Video Understanding: By extending image patches across the temporal dimension, ViT variants such as TimeSformer process videos as sequences of spatiotemporal patches.
Multi-Modal and Generative Tasks: ViT-based encoders are used in multi-modal models such as CLIP, where image and text representations are aligned in a shared embedding space. In generative AI, Transformer-based and ViT-inspired architectures have also influenced modern image-generation systems, although models such as Stable Diffusion primarily use latent diffusion with U-Net-based denoising and CLIP-based text conditioning.
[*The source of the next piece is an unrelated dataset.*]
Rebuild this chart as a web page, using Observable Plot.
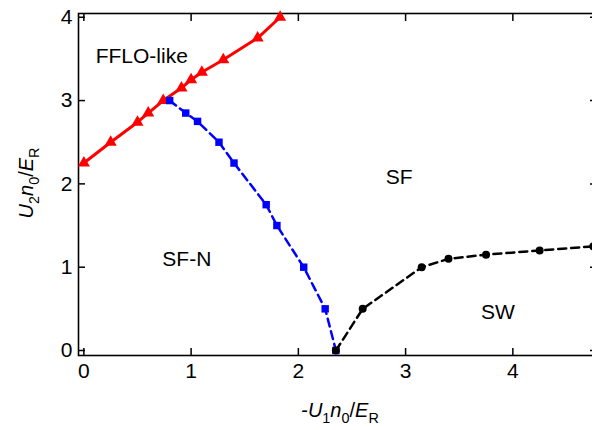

XIII. Merits of Vision Transformers:

Ability to model global context: Self-attention connects every patch to every other patch, enabling ViTs to capture long-range spatial dependencies that CNNs cannot model directly.
Resolution flexibility: Unlike CNNs with fixed kernel sizes, ViTs can be adapted to different input resolutions by adjusting the number of patches.
Strong transfer learning: When pretrained on large datasets (e.g., ImageNet-21k or JFT-300M), ViTs fine-tune effectively on smaller datasets, achieving competitive or superior accuracy to CNNs.
Interpretability: Attention maps provide a natural way to visualize which image regions the model focuses on when making a prediction, offering greater transparency than CNN feature maps.

XIV. Demerits of Vision Transformers:

High computational cost: The self-attention operation scales quadratically with the number of patches (O(N²)), making ViTs computationally expensive for high-resolution images.
Data hungry: Due to the lack of CNN-style inductive biases (local connectivity, translation equivariance), ViTs require substantially more training data to learn effective representations from scratch.
Slower convergence on small datasets: Without pretraining, ViTs typically underperform CNNs on datasets with fewer than ~100,000 images, as CNNs benefit from their built-in spatial priors.